Is AI SOAP Note Software PHIPA Compliant?
Yes — AI tools can be used to write SOAP notes while staying fully PHIPA compliant, but compliance depends entirely on how the software handles patient data. If the tool stores data on Canadian servers, avoids retaining session audio, and gives you audit controls, you are covered. Here is exactly what the law requires and how Praxis meets those obligations.
What does PHIPA say about AI and patient data?
The Ontario Personal Health Information Protection Act (PHIPA) governs how health information custodians — including physiotherapists and clinics — collect, use, and disclose personal health information (PHI). Similar provincial legislation applies across Canada, so the core obligations are broadly consistent whether you practise in Ontario, British Columbia, or Alberta.
Four PHIPA principles matter most when evaluating any AI documentation tool. First, data residency: patient data must remain within Canada. Transferring PHI to servers outside the country — even to the United States — without explicit patient consent and appropriate safeguards is a breach. Second, consent and purpose limitation: data collected to generate a clinical note cannot be repurposed, for example to train a commercial AI model, without patient consent. Third, access controls: custodians must ensure that only authorised individuals can view PHI, with mechanisms to enforce and audit that access. Fourth, retention and deletion: PHI should not be kept longer than clinically or legally required, and custodians must be able to demonstrate a clear deletion policy.
AI note-writing tools sit squarely within these obligations because they process session transcripts or audio — both of which constitute PHI. Choosing a tool that was built for Canadian healthcare from the ground up is the most straightforward way to satisfy your custodian duties.
How Praxis stays PHIPA compliant
Praxis was designed specifically for Canadian physiotherapists, so PHIPA compliance is built into the architecture rather than bolted on. These are the specific measures in place:
- Patient data stored on Canadian servers only — no cross-border transfer.
- Session audio is processed to generate the note and is not retained afterwards.
- Notes are never used to train AI models — your patient data stays yours.
- Role-based access controls limit who can view or edit records.
- Audit logs capture every data access event for accountability.
- No PHI appears in system logs — identifiers are stripped before logging.
- Encryption at rest and in transit using TLS 1.2 or higher.

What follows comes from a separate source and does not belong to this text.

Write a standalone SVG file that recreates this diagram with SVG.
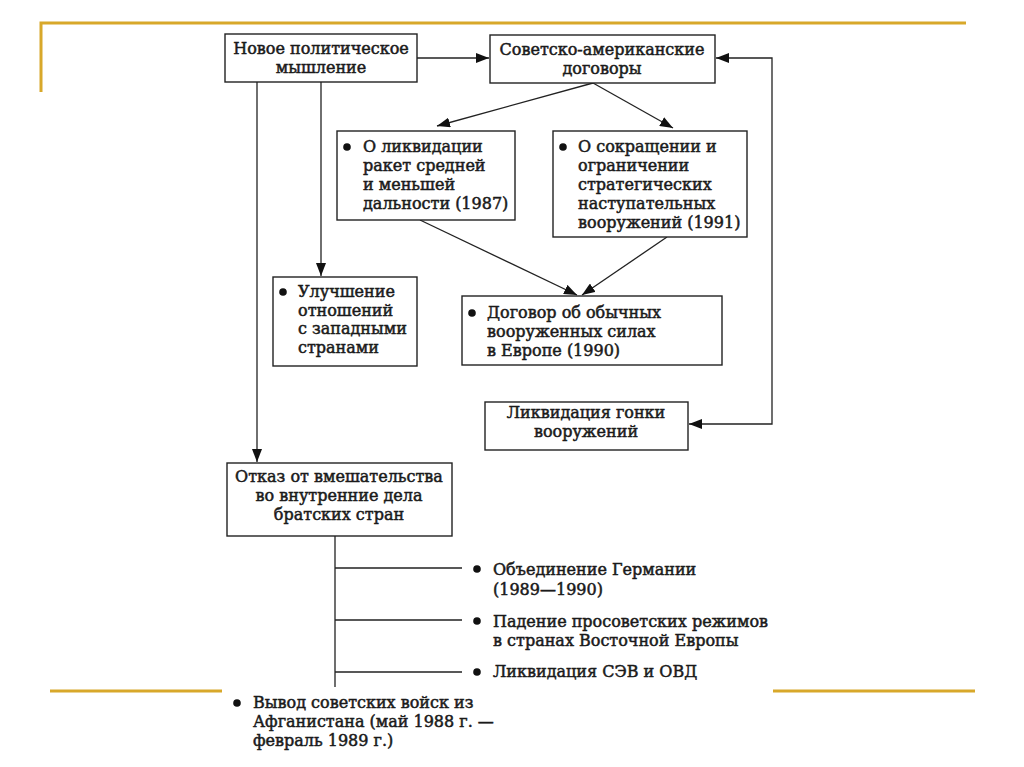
<svg xmlns="http://www.w3.org/2000/svg" width="1024" height="767" viewBox="0 0 1024 767">
<style>
.box{fill:#fff;stroke:#222;stroke-width:1.4}
.t{font-family:'DejaVu Serif','Liberation Serif',serif;font-size:16px;font-weight:normal;fill:#1a1a1a;stroke:#1a1a1a;stroke-width:0.5}
.c{text-anchor:middle}
.ln{fill:none;stroke:#222;stroke-width:1.3}
.gold{stroke:#D8A82A;stroke-width:3;fill:none}
.dot{fill:#111}
</style>
<defs>
<marker id="ah" markerUnits="userSpaceOnUse" markerWidth="14" markerHeight="10" refX="13" refY="5" orient="auto-start-reverse">
<path d="M0,0 L13,5 L0,10 z" fill="#111"/>
</marker>
</defs>
<rect width="1024" height="767" fill="#fff"/>
<g id="frame">
<path class="gold" d="M41,92 V23 H966"/>
<path class="gold" d="M50,691 H222 M773,691 H975"/>
</g>
<g id="connectors">
<path class="ln" d="M417,58 H489" marker-end="url(#ah)"/>
<path class="ln" d="M593,83 L437,126" marker-end="url(#ah)"/>
<path class="ln" d="M593,83 L673,128" marker-end="url(#ah)"/>
<path class="ln" d="M321,82 V276" marker-end="url(#ah)"/>
<path class="ln" d="M257,82 V462" marker-end="url(#ah)"/>
<path class="ln" d="M420,220 L577,295" marker-end="url(#ah)"/>
<path class="ln" d="M667,237 L582,295" marker-end="url(#ah)"/>
<path class="ln" d="M716,58 H772 V424 H689" marker-start="url(#ah)" marker-end="url(#ah)"/>
<path class="ln" d="M335,536 V687 M335,568 H462 M335,620 H462 M335,672 H462"/>
</g>
<g id="n1">
<rect class="box" x="225" y="34" width="192" height="48"/>
<text class="t c" x="321" y="54">Новое политическое</text>
<text class="t c" x="321" y="73">мышление</text>
</g>
<g id="n2">
<rect class="box" x="490" y="35" width="225" height="48"/>
<text class="t c" x="602" y="55">Советско-американские</text>
<text class="t c" x="602" y="74">договоры</text>
</g>
<g id="n3">
<rect class="box" x="337" y="131" width="178" height="89"/>
<circle class="dot" cx="347" cy="147" r="3.8"/>
<text class="t" x="363" y="152">О ликвидации</text>
<text class="t" x="363" y="171">ракет средней</text>
<text class="t" x="363" y="190">и меньшей</text>
<text class="t" x="363" y="209">дальности (1987)</text>
</g>
<g id="n4">
<rect class="box" x="553" y="131" width="194" height="106"/>
<circle class="dot" cx="563" cy="147" r="3.8"/>
<text class="t" x="578" y="152">О сокращении и</text>
<text class="t" x="578" y="171">ограничении</text>
<text class="t" x="578" y="190">стратегических</text>
<text class="t" x="578" y="209">наступательных</text>
<text class="t" x="578" y="228">вооружений (1991)</text>
</g>
<g id="n5">
<rect class="box" x="273" y="277" width="144" height="89"/>
<circle class="dot" cx="283" cy="292" r="3.8"/>
<text class="t" x="298" y="297">Улучшение</text>
<text class="t" x="298" y="316">отношений</text>
<text class="t" x="298" y="334">с западными</text>
<text class="t" x="298" y="353">странами</text>
</g>
<g id="n6">
<rect class="box" x="462" y="296" width="260" height="69"/>
<circle class="dot" cx="472" cy="313" r="3.8"/>
<text class="t" x="487" y="318">Договор об обычных</text>
<text class="t" x="487" y="337">вооруженных силах</text>
<text class="t" x="487" y="356">в Европе (1990)</text>
</g>
<g id="n7">
<rect class="box" x="485" y="402" width="203" height="48"/>
<text class="t c" x="586" y="418">Ликвидация гонки</text>
<text class="t c" x="586" y="437">вооружений</text>
</g>
<g id="n8">
<rect class="box" x="227" y="463" width="225" height="73"/>
<text class="t c" x="339" y="482">Отказ от вмешательства</text>
<text class="t c" x="339" y="501">во внутренние дела</text>
<text class="t c" x="339" y="520">братских стран</text>
</g>
<g id="n9">
<circle class="dot" cx="477" cy="569" r="3.8"/>
<text class="t" x="493" y="575">Объединение Германии</text>
<text class="t" x="493" y="595">(1989—1990)</text>
</g>
<g id="n10">
<circle class="dot" cx="477" cy="621" r="3.8"/>
<text class="t" x="493" y="627">Падение просоветских режимов</text>
<text class="t" x="493" y="646">в странах Восточной Европы</text>
</g>
<g id="n11">
<circle class="dot" cx="477" cy="672" r="3.8"/>
<text class="t" x="493" y="677">Ликвидация СЭВ и ОВД</text>
</g>
<g id="n12">
<circle class="dot" cx="237" cy="703" r="3.8"/>
<text class="t" x="253" y="708">Вывод советских войск из</text>
<text class="t" x="253" y="727">Афганистана (май 1988 г. —</text>
<text class="t" x="253" y="746">февраль 1989 г.)</text>
</g>
</svg>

Together, these controls satisfy the data residency, purpose limitation, access control, and retention obligations that PHIPA and the analogous federal PIPEDA framework require. When you use Praxis, you can document with confidence that your compliance posture is intact.
What to look for in any AI SOAP note tool
Not every AI documentation product on the market was built with Canadian privacy law in mind. Before adopting any tool, evaluate it against these five criteria:
- Canada data residency — Data must not leave Canadian servers. Ask the vendor explicitly where compute and storage happen — "global infrastructure" almost always means US or EU data centres.
- No training on patient data — Your session audio and transcripts should never be used to improve the vendor's model. Look for a clear contractual commitment, not just a privacy-policy footnote.
- Encryption at rest and in transit — All PHI should be encrypted in the database and over the wire. TLS 1.2 minimum; TLS 1.3 preferred.
- Audit trail and access logs — You need to be able to answer "who accessed this record and when?" if a complaint or breach occurs. Audit logs are non-negotiable under PHIPA.
- Clear data retention and deletion policy — The vendor should document exactly how long data is retained and provide a mechanism for you to request deletion when a patient exercises their rights.